After hearing Marti’s message, Judy sets out to find Randy and arrives at the model home. The criminals capture her, prompting Randy to take action. Using his remote-controlled devices, he orchestrates a series of attacks to thwart the burglars. He uses the Godzilla figure to dump hot roofing tar on Louis, triggering the alarm when Louis falls onto the sensor pads. Randy then directs the helicopter to lead Mrs. Williams’ dog, Bluto, toward Richie, and uses the plane to entangle him in a flag line.

Randy ultimately disarms Del with Gunther’s help, and Judy throws the gun out of reach. As Del advances, Randy uses the racecars as improvised roller skates to destabilize him, leading to his defeat.
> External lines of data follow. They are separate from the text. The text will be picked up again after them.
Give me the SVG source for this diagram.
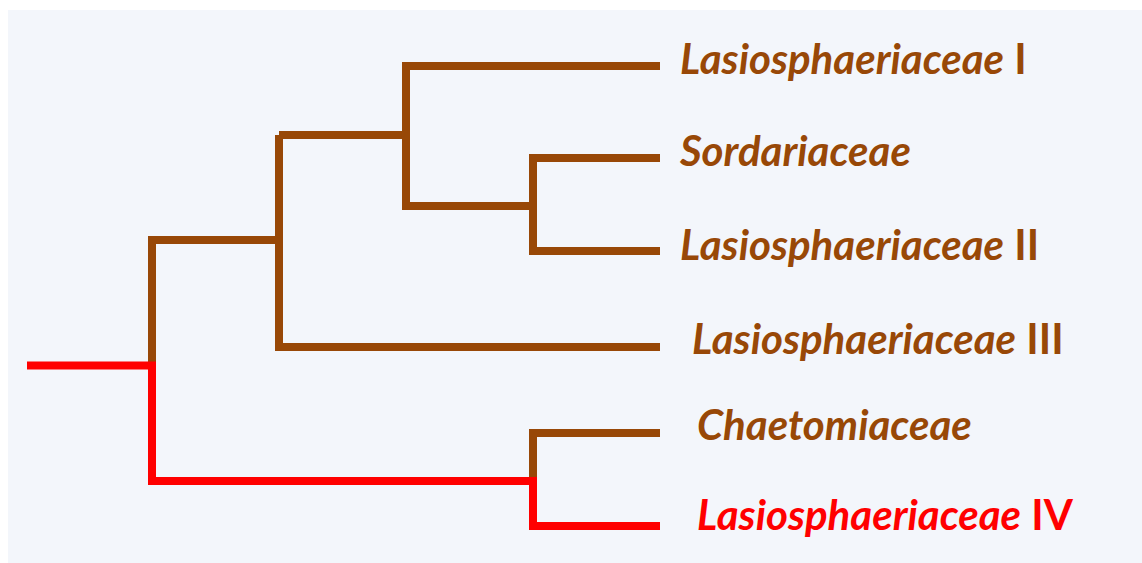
<svg xmlns="http://www.w3.org/2000/svg" width="1142" height="563" viewBox="0 0 1142 563">
<style>
.br{fill:none;stroke:#984807;stroke-width:8;stroke-linejoin:miter;stroke-linecap:butt}
.rd{fill:none;stroke:#FF0000;stroke-width:8;stroke-linejoin:miter;stroke-linecap:butt}
.lbl{font-family:Lato,"Open Sans",sans-serif;font-weight:bold;font-size:42px}
.it{font-style:italic}
.tb{fill:#984807}
.tr{fill:#FF0000}
</style>
<rect x="8" y="10" width="1134" height="553" fill="#F3F6FB"/>
<g id="connectors">
<path class="br" d="M152,365 V240 H279"/>
<path class="br" d="M279,135 V347 H660"/>
<path class="br" d="M279,135 H406"/>
<path class="br" d="M660,66 H406 V206 H533"/>
<path class="br" d="M660,158 H533 V251 H660"/>
<path class="br" d="M660,433 H533 V481"/>
<path class="rd" d="M27,365.5 H152 V481 H533 V526 H660"/>
</g>
<g id="n1"><text class="lbl tb" x="680" y="74"><tspan class="it">Lasiosphaeriaceae</tspan> I</text></g>
<g id="n2"><text class="lbl tb it" x="680" y="166">Sordariaceae</text></g>
<g id="n3"><text class="lbl tb" x="680" y="260"><tspan class="it">Lasiosphaeriaceae</tspan> II</text></g>
<g id="n4"><text class="lbl tb" x="692" y="354"><tspan class="it">Lasiosphaeriaceae</tspan> III</text></g>
<g id="n5"><text class="lbl tb it" x="697" y="440">Chaetomiaceae</text></g>
<g id="n6"><text class="lbl tr" x="697" y="530"><tspan class="it">Lasiosphaeriaceae</tspan> IV</text></g>
</svg>
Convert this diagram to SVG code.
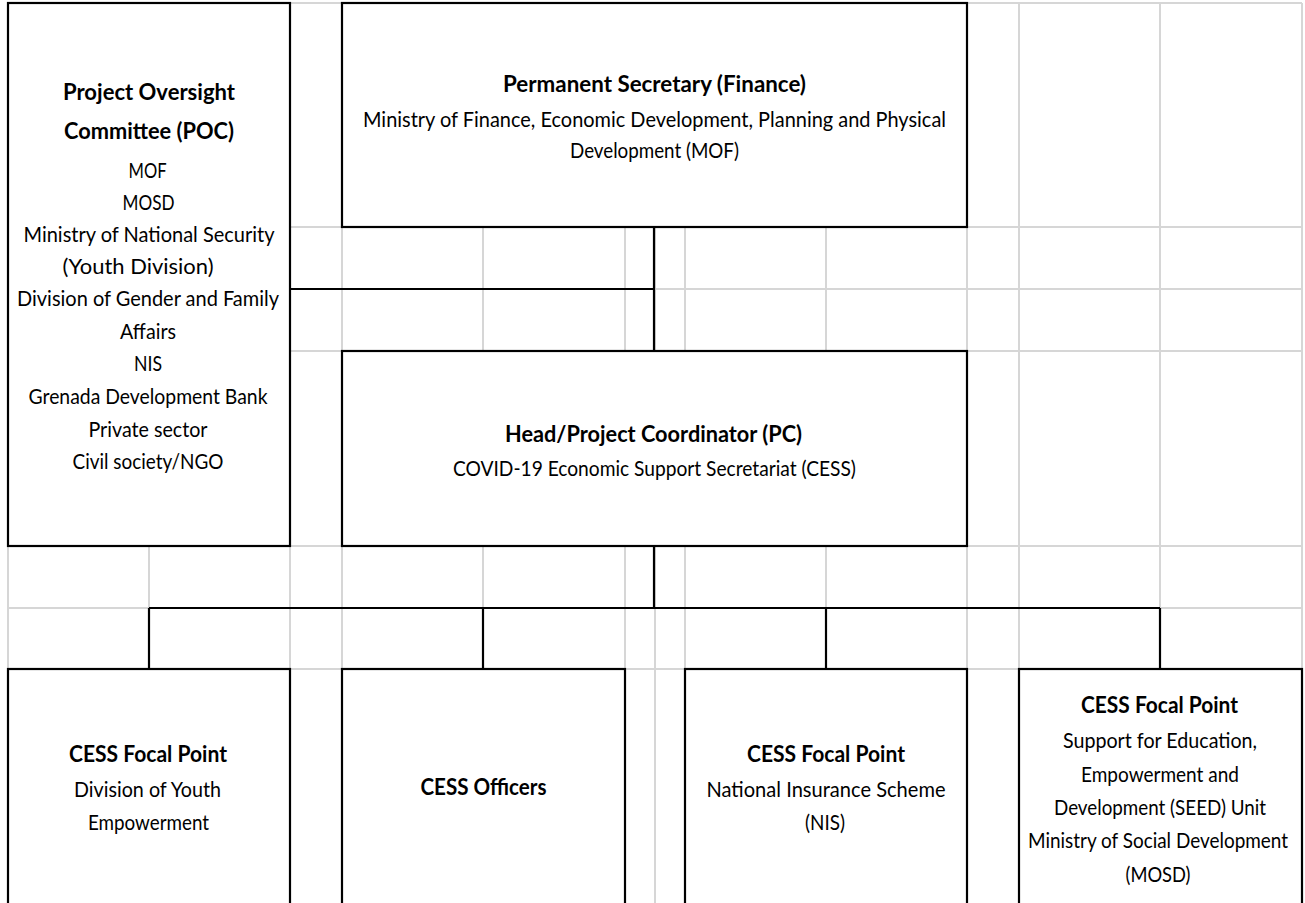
<svg xmlns="http://www.w3.org/2000/svg" width="1305" height="903" viewBox="0 0 1305 903">
<style>
.grid line{stroke:#d6d6d6;stroke-width:2}
.box{fill:#fff;stroke:#000;stroke-width:2.2}
.conn path{fill:none;stroke:#000;stroke-width:2.2}
text{font-family:Lato,"Open Sans","Liberation Sans",sans-serif;fill:#000;text-anchor:middle}
.b{font-weight:700;font-size:23px}
.r{font-weight:400;font-size:21px}
</style>
<rect width="1305" height="903" fill="#fff"/>
<g class="grid">
<line x1="8" y1="3" x2="8" y2="903"/>
<line x1="149" y1="3" x2="149" y2="903"/>
<line x1="290" y1="3" x2="290" y2="903"/>
<line x1="342" y1="3" x2="342" y2="903"/>
<line x1="483" y1="3" x2="483" y2="903"/>
<line x1="625" y1="3" x2="625" y2="903"/>
<line x1="655" y1="3" x2="655" y2="903"/>
<line x1="685" y1="3" x2="685" y2="903"/>
<line x1="826" y1="3" x2="826" y2="903"/>
<line x1="967" y1="3" x2="967" y2="903"/>
<line x1="1019" y1="3" x2="1019" y2="903"/>
<line x1="1160" y1="3" x2="1160" y2="903"/>
<line x1="1302" y1="3" x2="1302" y2="903"/>
<line x1="8" y1="3" x2="1302" y2="3"/>
<line x1="8" y1="227" x2="1302" y2="227"/>
<line x1="8" y1="289" x2="1302" y2="289"/>
<line x1="8" y1="351" x2="1302" y2="351"/>
<line x1="8" y1="546" x2="1302" y2="546"/>
<line x1="8" y1="608" x2="1302" y2="608"/>
<line x1="8" y1="669" x2="1302" y2="669"/>
</g>
<g class="conn">
<path d="M654,227 V351"/>
<path d="M290,289 H654"/>
<path d="M654,546 V608"/>
<path d="M149,608 H1160"/>
<path d="M149,608 V669"/>
<path d="M483,608 V669"/>
<path d="M826,608 V669"/>
<path d="M1160,608 V669"/>
</g>
<g id="poc">
<rect class="box" x="8" y="3" width="282" height="543"/>
<text class="b" x="149" y="100" textLength="172" lengthAdjust="spacingAndGlyphs">Project Oversight</text>
<text class="b" x="149" y="139" textLength="170" lengthAdjust="spacingAndGlyphs">Committee (POC)</text>
<text class="r" x="147.5" y="178" textLength="38" lengthAdjust="spacingAndGlyphs">MOF</text>
<text class="r" x="148.5" y="210" textLength="52" lengthAdjust="spacingAndGlyphs">MOSD</text>
<text class="r" x="149" y="242" textLength="251" lengthAdjust="spacingAndGlyphs">Ministry of National Security</text>
<text class="r" x="138" y="274" textLength="151" lengthAdjust="spacingAndGlyphs">(Youth Division)</text>
<text class="r" x="148" y="306" textLength="262" lengthAdjust="spacingAndGlyphs">Division of Gender and Family</text>
<text class="r" x="148" y="339" textLength="56" lengthAdjust="spacingAndGlyphs">Affairs</text>
<text class="r" x="148" y="371" textLength="28" lengthAdjust="spacingAndGlyphs">NIS</text>
<text class="r" x="148" y="404" textLength="239" lengthAdjust="spacingAndGlyphs">Grenada Development Bank</text>
<text class="r" x="148" y="437" textLength="119" lengthAdjust="spacingAndGlyphs">Private sector</text>
<text class="r" x="148" y="469" textLength="151" lengthAdjust="spacingAndGlyphs">Civil society/NGO</text>
</g>
<g id="ps">
<rect class="box" x="342" y="3" width="625" height="224"/>
<text class="b" x="654.5" y="92" textLength="303" lengthAdjust="spacingAndGlyphs">Permanent Secretary (Finance)</text>
<text class="r" x="654.5" y="127" textLength="583" lengthAdjust="spacingAndGlyphs">Ministry of Finance, Economic Development, Planning and Physical</text>
<text class="r" x="654.5" y="158" textLength="169" lengthAdjust="spacingAndGlyphs">Development (MOF)</text>
</g>
<g id="hpc">
<rect class="box" x="342" y="351" width="625" height="195"/>
<text class="b" x="653.5" y="442" textLength="297" lengthAdjust="spacingAndGlyphs">Head/Project Coordinator (PC)</text>
<text class="r" x="654.5" y="476" textLength="403" lengthAdjust="spacingAndGlyphs">COVID-19 Economic Support Secretariat (CESS)</text>
</g>
<g id="youth">
<rect class="box" x="8" y="669" width="282" height="236"/>
<text class="b" x="148" y="762" textLength="158" lengthAdjust="spacingAndGlyphs">CESS Focal Point</text>
<text class="r" x="147.5" y="797" textLength="147" lengthAdjust="spacingAndGlyphs">Division of Youth</text>
<text class="r" x="148.5" y="830" textLength="121" lengthAdjust="spacingAndGlyphs">Empowerment</text>
</g>
<g id="officers">
<rect class="box" x="342" y="669" width="283" height="236"/>
<text class="b" x="483.5" y="795" textLength="126" lengthAdjust="spacingAndGlyphs">CESS Officers</text>
</g>
<g id="nis">
<rect class="box" x="685" y="669" width="282" height="236"/>
<text class="b" x="826" y="762" textLength="158" lengthAdjust="spacingAndGlyphs">CESS Focal Point</text>
<text class="r" x="826" y="797" textLength="239" lengthAdjust="spacingAndGlyphs">National Insurance Scheme</text>
<text class="r" x="825" y="830" textLength="40" lengthAdjust="spacingAndGlyphs">(NIS)</text>
</g>
<g id="seed">
<rect class="box" x="1019" y="669" width="283" height="236"/>
<text class="b" x="1159.5" y="713" textLength="157" lengthAdjust="spacingAndGlyphs">CESS Focal Point</text>
<text class="r" x="1160" y="748" textLength="194" lengthAdjust="spacingAndGlyphs">Support for Education,</text>
<text class="r" x="1160" y="782" textLength="158" lengthAdjust="spacingAndGlyphs">Empowerment and</text>
<text class="r" x="1160" y="815" textLength="212" lengthAdjust="spacingAndGlyphs">Development (SEED) Unit</text>
<text class="r" x="1158" y="848" textLength="260" lengthAdjust="spacingAndGlyphs">Ministry of Social Development</text>
<text class="r" x="1158" y="882" textLength="65" lengthAdjust="spacingAndGlyphs">(MOSD)</text>
</g>
</svg>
The police arrive shortly thereafter and arrest the criminals.

Randy is reunited with his mother and friends, and the situation is resolved. In the aftermath, Randy and Judy agree to find a new hideout. The story concludes with Randy retrieving Gunther from the roof, signaling a return to normalcy.

==Cast==
- Chris Carrera as Randy Mason
- Jessica Bowman as Judy Riley
- John Diehl as Delbert McCoy
- Tony Longo as Louis Marinelli
- Stuart Fratkin as Richie Marinelli
- Derya Ruggles as Marti Mason
- Jordan Belfi as Ben
- Kenneth A. Brown as Jamaal
- Lorna Scott as Mrs. Eva McKinley Williams
- Michael Keys Hall as Jim
- Robin Westphal as Dee
- Bobbie Chandler as Wendy Riley (credited as Bobbie Candler)
- John Rubinow as Brent Mason
- Reno Goodale as Mr. Fenderman
- Geoff Witcher as Wally White, Newscaster
- Milo as Brother Milo, Televangelist (credited as Milo Needles)
- Leigh Shanta as Televangelist's Mistress

==DVD release==
The film is currently available for online viewing on Full Moon Features and Tubi. It was released on Blu-ray by Full Moon Features on February 8, 2022.